■ What you have to do: Write out, exactly and only, the lines that run from the top of the records to the line with "import pandas as pd". Include both ends; exclude pictures.

■ Available records:

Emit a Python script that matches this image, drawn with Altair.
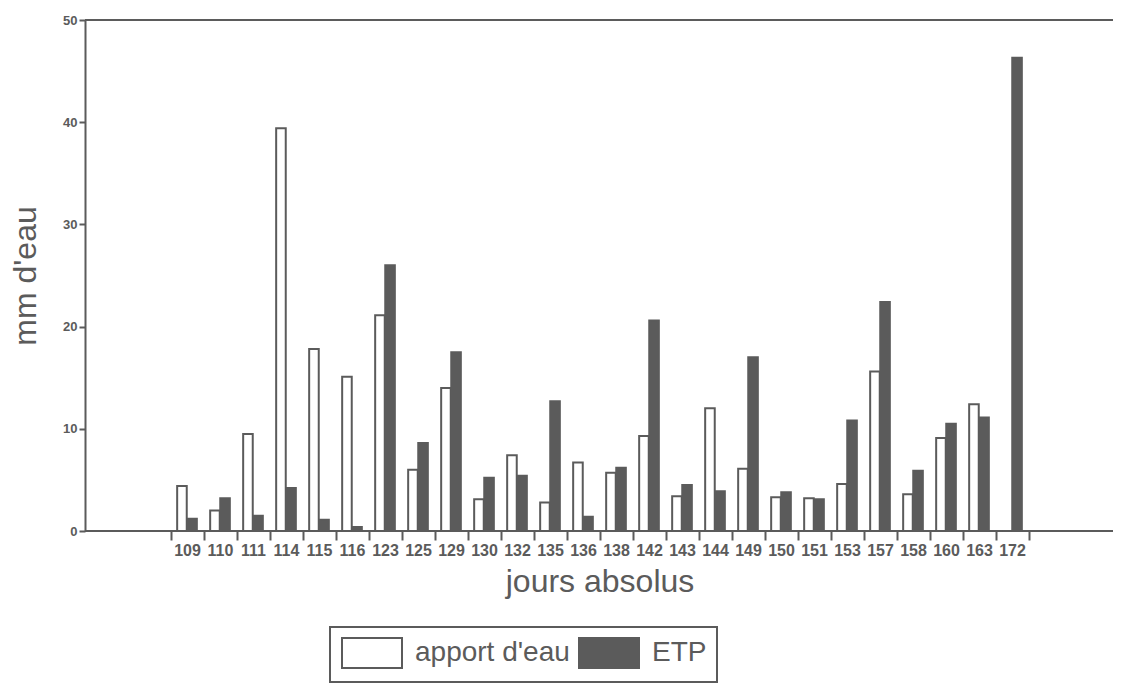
import altair as alt
import pandas as pd

# ---- data ----
days = ["109", "110", "111", "114", "115", "116", "123", "125", "129", "130",
        "132", "135", "136", "138", "142", "143", "144", "149", "150", "151",
        "153", "157", "158", "160", "163", "172"]
apport = [4.4, 2.0, 9.5, 39.4, 17.8, 15.1, 21.1, 6.0, 14.0, 3.1,
          7.4, 2.8, 6.7, 5.7, 9.3, 3.4, 12.0, 6.1, 3.3, 3.2,
          4.6, 15.6, 3.6, 9.1, 12.4, 0.0]
etp = [1.2, 3.2, 1.5, 4.2, 1.1, 0.4, 26.0, 8.6, 17.5, 5.2,
       5.4, 12.7, 1.4, 6.2, 20.6, 4.5, 3.9, 17.0, 3.8, 3.1,
       10.8, 22.4, 5.9, 10.5, 11.1, 46.3]
series = ["apport d'eau", "ETP"]
y_ticks = [0, 10, 20, 30, 40, 50]
frame_lines = [0, 50]   # bottom axis line and top border of the frame

rows = []
for d, a, e in zip(days, apport, etp):
    rows.append({"jour": d, "serie": series[0], "mm": a})
    rows.append({"jour": d, "serie": series[1], "mm": e})
df = pd.DataFrame(rows)

INK = "#5b5b5b"
FONT = "Liberation Sans"

bars = alt.Chart(df).mark_bar(stroke=INK, strokeWidth=2, opacity=1).encode(
    x=alt.X(
        "jour:N", sort=days, title="jours absolus",
        scale=alt.Scale(paddingInner=0, paddingOuter=0, range=[85.5, 943.5]),
        axis=alt.Axis(labelAngle=0, tickBand="extent", tickSize=9, tickWidth=2,
                      domain=False,
                      labelFont=FONT, labelFontSize=16, labelFontWeight="bold",
                      labelPadding=2, titleFont=FONT, titleFontSize=32,
                      titleFontWeight="normal", titlePadding=8, grid=False),
    ),
    xOffset=alt.XOffset("serie:N", sort=series,
                        scale=alt.Scale(paddingInner=0.05, paddingOuter=0.66)),
    y=alt.Y(
        "mm:Q", title="mm d'eau",
        scale=alt.Scale(domain=[0, 50], nice=False),
        axis=alt.Axis(values=y_ticks, tickSize=6, tickWidth=2,
                      labelFont=FONT, labelFontSize=13, labelFontWeight="bold",
                      titleFont=FONT, titleFontSize=32, titleFontWeight="normal",
                      titlePadding=20, grid=False),
    ),
    fill=alt.Fill(
        "serie:N", sort=series,
        scale=alt.Scale(domain=series, range=["white", INK]),
        legend=alt.Legend(
            title=None, orient="none", legendX=245, legendY=607,
            direction="horizontal", columns=2, gridAlign="all",
            symbolType="M-2,-1H2V1H-2Z", symbolSize=900, symbolOffset=16,
            symbolStrokeColor=INK, symbolStrokeWidth=2, symbolOpacity=1,
            labelFont=FONT, labelFontSize=28, labelColor=INK, labelOffset=27,
            labelLimit=400, columnPadding=5, padding=10, strokeColor=INK,
        ),
    ),
)

frame = alt.Chart(pd.DataFrame({"v": frame_lines})).mark_rule(
    color=INK, strokeWidth=2).encode(y="v:Q")

chart = alt.layer(frame, bars).properties(
    width=1028, height=511,
    autosize=alt.AutoSizeParams(type="none"),
    padding={"left": 77, "top": 12, "right": 0, "bottom": 154},
).configure_view(stroke=None).configure_axis(
    domainColor=INK, domainWidth=2, tickColor=INK, labelColor=INK, titleColor=INK,
).configure_legend(strokeWidth=2)

chart.save("out.html", embed_options={"renderer": "svg", "actions": False})
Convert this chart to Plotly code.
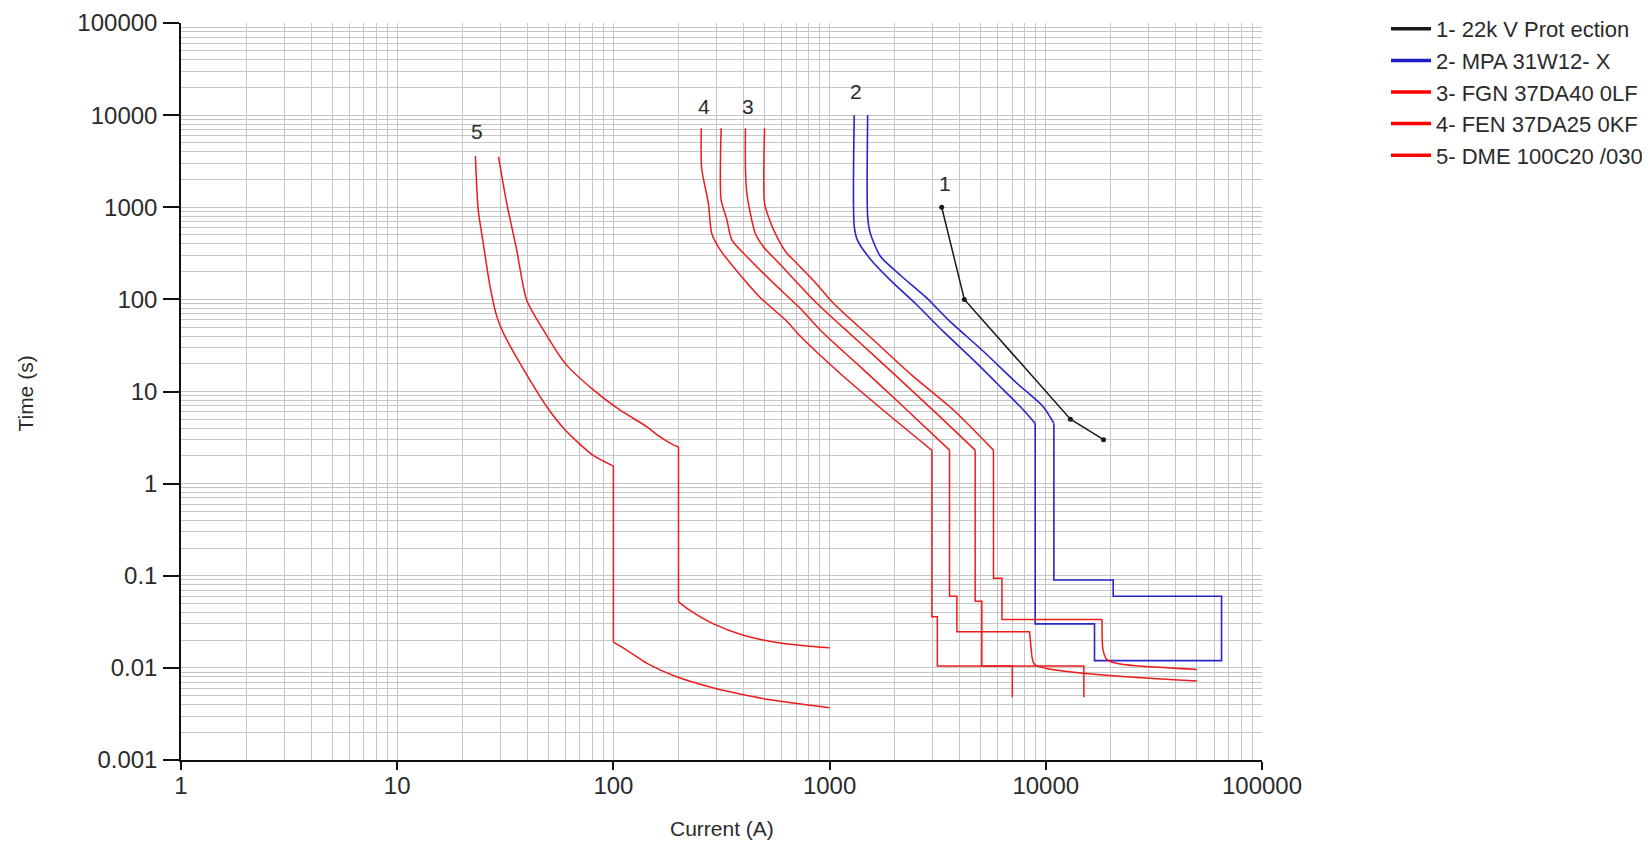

■ Complete answer:
Emit a Python script that matches this image, drawn with Altair.
import altair as alt
import pandas as pd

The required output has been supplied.